* _Objective_
Copy out the whole listing exactly as written, leaving the pictures behind.

——

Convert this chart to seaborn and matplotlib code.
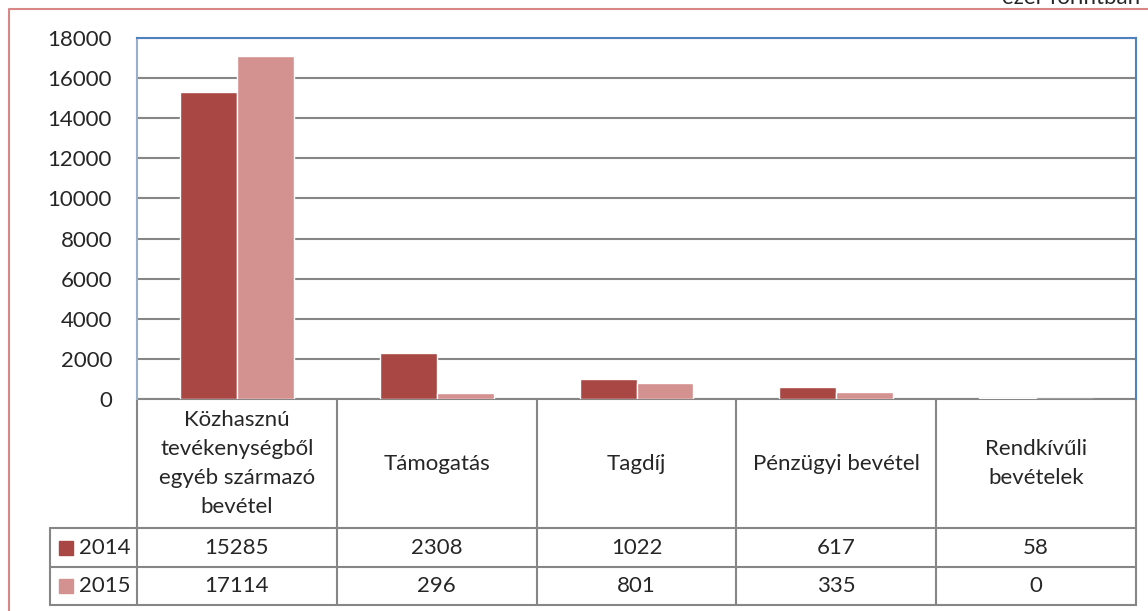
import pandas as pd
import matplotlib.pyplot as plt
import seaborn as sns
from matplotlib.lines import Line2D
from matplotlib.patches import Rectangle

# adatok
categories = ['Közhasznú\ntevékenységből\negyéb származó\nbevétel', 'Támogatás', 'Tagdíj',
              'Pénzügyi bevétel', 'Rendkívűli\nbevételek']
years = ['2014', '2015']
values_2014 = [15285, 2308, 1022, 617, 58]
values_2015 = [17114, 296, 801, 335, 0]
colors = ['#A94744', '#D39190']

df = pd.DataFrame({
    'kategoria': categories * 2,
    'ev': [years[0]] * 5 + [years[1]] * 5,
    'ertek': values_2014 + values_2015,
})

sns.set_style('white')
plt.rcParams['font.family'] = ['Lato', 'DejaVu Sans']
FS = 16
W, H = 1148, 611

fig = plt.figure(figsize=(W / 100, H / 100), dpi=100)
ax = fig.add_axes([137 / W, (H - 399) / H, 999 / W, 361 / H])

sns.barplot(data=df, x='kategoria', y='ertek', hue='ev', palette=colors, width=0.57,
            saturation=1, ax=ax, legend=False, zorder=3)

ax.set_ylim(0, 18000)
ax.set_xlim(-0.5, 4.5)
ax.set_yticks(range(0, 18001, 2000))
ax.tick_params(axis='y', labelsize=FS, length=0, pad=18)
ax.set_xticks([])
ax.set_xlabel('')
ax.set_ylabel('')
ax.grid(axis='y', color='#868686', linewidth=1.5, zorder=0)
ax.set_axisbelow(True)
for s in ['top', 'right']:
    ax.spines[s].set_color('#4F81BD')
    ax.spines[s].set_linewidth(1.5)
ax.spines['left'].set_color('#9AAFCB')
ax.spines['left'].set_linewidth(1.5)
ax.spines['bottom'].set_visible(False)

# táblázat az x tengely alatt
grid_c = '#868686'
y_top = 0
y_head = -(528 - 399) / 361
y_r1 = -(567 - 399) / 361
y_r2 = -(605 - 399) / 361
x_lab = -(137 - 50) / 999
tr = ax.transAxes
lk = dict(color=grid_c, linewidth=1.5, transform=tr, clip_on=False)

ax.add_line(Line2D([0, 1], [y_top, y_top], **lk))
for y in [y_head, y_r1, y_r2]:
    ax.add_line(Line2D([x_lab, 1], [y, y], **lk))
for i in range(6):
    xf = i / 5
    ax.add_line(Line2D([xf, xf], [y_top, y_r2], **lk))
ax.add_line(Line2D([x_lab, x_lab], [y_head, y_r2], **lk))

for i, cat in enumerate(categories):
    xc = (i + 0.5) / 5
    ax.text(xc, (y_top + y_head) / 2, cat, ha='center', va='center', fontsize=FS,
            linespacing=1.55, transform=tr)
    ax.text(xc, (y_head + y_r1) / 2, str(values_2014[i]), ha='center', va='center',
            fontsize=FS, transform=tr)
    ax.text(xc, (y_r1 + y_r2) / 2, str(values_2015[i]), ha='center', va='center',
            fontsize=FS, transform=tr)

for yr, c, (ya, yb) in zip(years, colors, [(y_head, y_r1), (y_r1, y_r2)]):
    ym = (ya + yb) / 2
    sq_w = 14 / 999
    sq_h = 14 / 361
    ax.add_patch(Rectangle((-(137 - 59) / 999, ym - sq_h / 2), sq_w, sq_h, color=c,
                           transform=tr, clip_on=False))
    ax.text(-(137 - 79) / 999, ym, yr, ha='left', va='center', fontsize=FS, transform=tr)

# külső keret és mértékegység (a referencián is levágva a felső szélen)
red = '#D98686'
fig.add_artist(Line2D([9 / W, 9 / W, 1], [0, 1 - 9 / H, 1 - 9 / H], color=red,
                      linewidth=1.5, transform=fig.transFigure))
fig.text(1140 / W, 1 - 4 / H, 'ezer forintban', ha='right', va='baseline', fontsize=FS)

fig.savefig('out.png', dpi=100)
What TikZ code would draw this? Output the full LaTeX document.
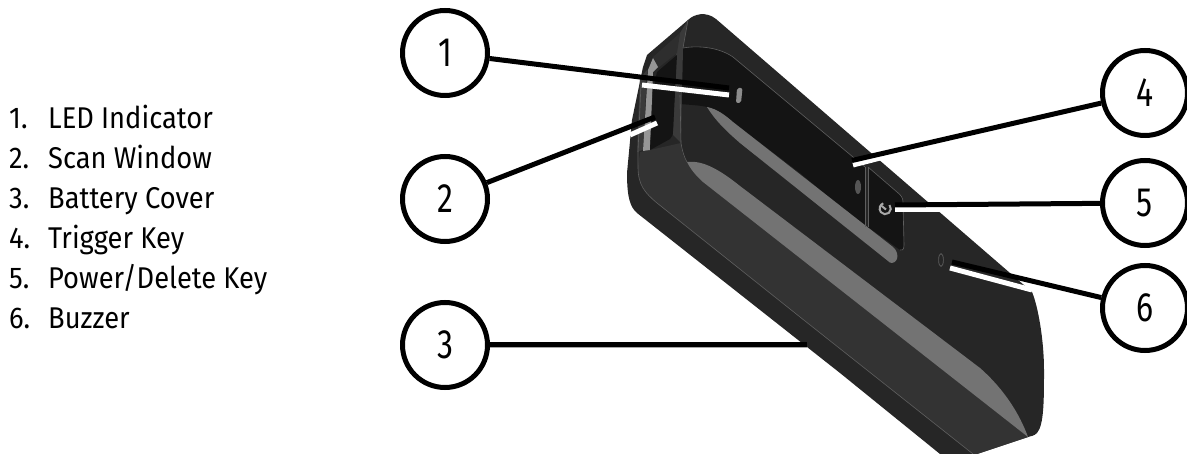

——

* _Task response_
Convert this chart to seaborn and matplotlib code.
import pandas as pd
import matplotlib.pyplot as plt
import seaborn as sns
from matplotlib.lines import Line2D
from matplotlib.patches import Rectangle

# adatok
categories = ['Közhasznú\ntevékenységből\negyéb származó\nbevétel', 'Támogatás', 'Tagdíj',
              'Pénzügyi bevétel', 'Rendkívűli\nbevételek']
years = ['2014', '2015']
values_2014 = [15285, 2308, 1022, 617, 58]
values_2015 = [17114, 296, 801, 335, 0]
colors = ['#A94744', '#D39190']

df = pd.DataFrame({
    'kategoria': categories * 2,
    'ev': [years[0]] * 5 + [years[1]] * 5,
    'ertek': values_2014 + values_2015,
})

sns.set_style('white')
plt.rcParams['font.family'] = ['Lato', 'DejaVu Sans']
FS = 16
W, H = 1148, 611

fig = plt.figure(figsize=(W / 100, H / 100), dpi=100)
ax = fig.add_axes([137 / W, (H - 399) / H, 999 / W, 361 / H])

sns.barplot(data=df, x='kategoria', y='ertek', hue='ev', palette=colors, width=0.57,
            saturation=1, ax=ax, legend=False, zorder=3)

ax.set_ylim(0, 18000)
ax.set_xlim(-0.5, 4.5)
ax.set_yticks(range(0, 18001, 2000))
ax.tick_params(axis='y', labelsize=FS, length=0, pad=18)
ax.set_xticks([])
ax.set_xlabel('')
ax.set_ylabel('')
ax.grid(axis='y', color='#868686', linewidth=1.5, zorder=0)
ax.set_axisbelow(True)
for s in ['top', 'right']:
    ax.spines[s].set_color('#4F81BD')
    ax.spines[s].set_linewidth(1.5)
ax.spines['left'].set_color('#9AAFCB')
ax.spines['left'].set_linewidth(1.5)
ax.spines['bottom'].set_visible(False)

# táblázat az x tengely alatt
grid_c = '#868686'
y_top = 0
y_head = -(528 - 399) / 361
y_r1 = -(567 - 399) / 361
y_r2 = -(605 - 399) / 361
x_lab = -(137 - 50) / 999
tr = ax.transAxes
lk = dict(color=grid_c, linewidth=1.5, transform=tr, clip_on=False)

ax.add_line(Line2D([0, 1], [y_top, y_top], **lk))
for y in [y_head, y_r1, y_r2]:
    ax.add_line(Line2D([x_lab, 1], [y, y], **lk))
for i in range(6):
    xf = i / 5
    ax.add_line(Line2D([xf, xf], [y_top, y_r2], **lk))
ax.add_line(Line2D([x_lab, x_lab], [y_head, y_r2], **lk))

for i, cat in enumerate(categories):
    xc = (i + 0.5) / 5
    ax.text(xc, (y_top + y_head) / 2, cat, ha='center', va='center', fontsize=FS,
            linespacing=1.55, transform=tr)
    ax.text(xc, (y_head + y_r1) / 2, str(values_2014[i]), ha='center', va='center',
            fontsize=FS, transform=tr)
    ax.text(xc, (y_r1 + y_r2) / 2, str(values_2015[i]), ha='center', va='center',
            fontsize=FS, transform=tr)

for yr, c, (ya, yb) in zip(years, colors, [(y_head, y_r1), (y_r1, y_r2)]):
    ym = (ya + yb) / 2
    sq_w = 14 / 999
    sq_h = 14 / 361
    ax.add_patch(Rectangle((-(137 - 59) / 999, ym - sq_h / 2), sq_w, sq_h, color=c,
                           transform=tr, clip_on=False))
    ax.text(-(137 - 79) / 999, ym, yr, ha='left', va='center', fontsize=FS, transform=tr)

# külső keret és mértékegység (a referencián is levágva a felső szélen)
red = '#D98686'
fig.add_artist(Line2D([9 / W, 9 / W, 1], [0, 1 - 9 / H, 1 - 9 / H], color=red,
                      linewidth=1.5, transform=fig.transFigure))
fig.text(1140 / W, 1 - 4 / H, 'ezer forintban', ha='right', va='baseline', fontsize=FS)

fig.savefig('out.png', dpi=100)
What TikZ code would draw this? Output the full LaTeX document.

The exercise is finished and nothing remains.